Stages Of Injuries and Pain (Part 2)

My arm was trapped by my martial art training partner. I knew I was in trouble if I didn’t tap fast enough to give him a signal.  

Oh no, I didn’t.  

I heard “Pop, pop, pop, pop” in my elbow joint, and I knew I had a ligament / soft tissue injury right away.   

That was seven months ago. Up until 3 months ago, there was still some residual pain.  

Phew, thankfully I am 100% recovered now.  

Pain can be our teacher if we can listen to the message and learn from it.   

I started playing soccer at 6 years old, almost always playing with kids and teenagers who were a few years older, physically strong, and better.  

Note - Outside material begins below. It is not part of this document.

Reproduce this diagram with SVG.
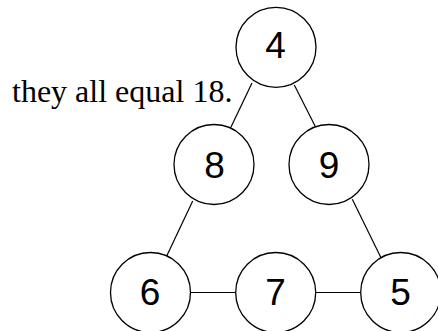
<svg xmlns="http://www.w3.org/2000/svg" width="438" height="331" viewBox="0 0 438 331">
<style>
.n circle{fill:#fff;stroke:#000;stroke-width:1.3}
.n text{font-family:"Liberation Sans",Arial,sans-serif;font-size:37px;text-anchor:middle;fill:#000}
.e line{stroke:#000;stroke-width:1.2}
.cap{font-family:"Liberation Serif","Times New Roman",serif;font-size:32px;fill:#000}
</style>
<rect width="438" height="331" fill="#fff"/>
<text class="cap" x="12" y="102">they all equal 18.</text>
<g id="connectors" class="e">
<line x1="252" y1="83" x2="231" y2="127"/>
<line x1="294.3" y1="85" x2="315.7" y2="127.3"/>
<line x1="192.7" y1="201" x2="166.7" y2="256"/>
<line x1="352.3" y1="199.3" x2="381" y2="257.7"/>
<line x1="190.5" y1="292.5" x2="235.7" y2="292.5"/>
<line x1="315.7" y1="292.5" x2="360.7" y2="292.5"/>
</g>
<g id="n4" class="n"><circle cx="276" cy="47.3" r="40"/><text x="275.5" y="58">4</text></g>
<g id="n8" class="n"><circle cx="214" cy="164.5" r="40"/><text x="214.5" y="178">8</text></g>
<g id="n9" class="n"><circle cx="329" cy="164.5" r="40"/><text x="329" y="178">9</text></g>
<g id="n6" class="n"><circle cx="150.5" cy="292.5" r="40"/><text x="150" y="305">6</text></g>
<g id="n7" class="n"><circle cx="275.7" cy="292.5" r="40"/><text x="275.5" y="305">7</text></g>
<g id="n5" class="n"><circle cx="400.7" cy="292.5" r="40"/><text x="400.5" y="305">5</text></g>
</svg>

Bruises, cuts, and, sprained ankles were my battle scars. Thankfully, I did not suffer from any serious injuries and was introduced to Trauma (“Die Da” 跌打) Medicine early in life.

Whenever I was injured, I would go to a Trauma Medicine Doctor right away, not to the emergency room, not to the primary care doctor, or a physical therapist.   

Trauma Medicine Doctors don’t work in hospitals. They work in their own private offices, with aromas infused by freshly grounded herbal powders, cooked herbs, herbal paste, and infused herbal liniments.  

Even though I was injured when I went to the office, I loved going there and talking to the doctor. Partly because I knew I would get better quickly, and partly because I enjoyed learning from the doctor. Little did I know I would end up being a practitioner one day.  

Trauma Medicine has a rich history- it came from different Chinese martial art lineages; Shaolin, Xing Yi, Bak Mei, Hung Kuen, Wu Dong Tai Ji, etc.

Exclusive and secretive knowledge was passed down from one generation to another, fathers to sons, masters to designated disciples, across different lineages.  

“A Tooth From The Tiger’s Mouth” was a saying that was used to describe how difficult it was to learn this healing art from a qualified teacher.  

After my injury in December, I went to one of my teachers Master Chan in Chinatown to get my injury assessed and taken care of properly. He carefully and thoroughly examined my injured arm, and concluded I had some ligament tear and soft tissue damage in the elbow joint.  

While he skillfully manipulated my arm and elbow joint back in alignment to facilitate healing, his wife was cooking fresh herbs to make herbal paste and poultice for me. They reassured me I would recover 100% with proper rest and rehabilitation.  

Immediately after the treatment, I didn’t feel any pain for the rest of the day. (I felt some pain on subsequent days though)

By day 3, I was back on the training mat. By week 2, I was sparring with a partner again, with one arm.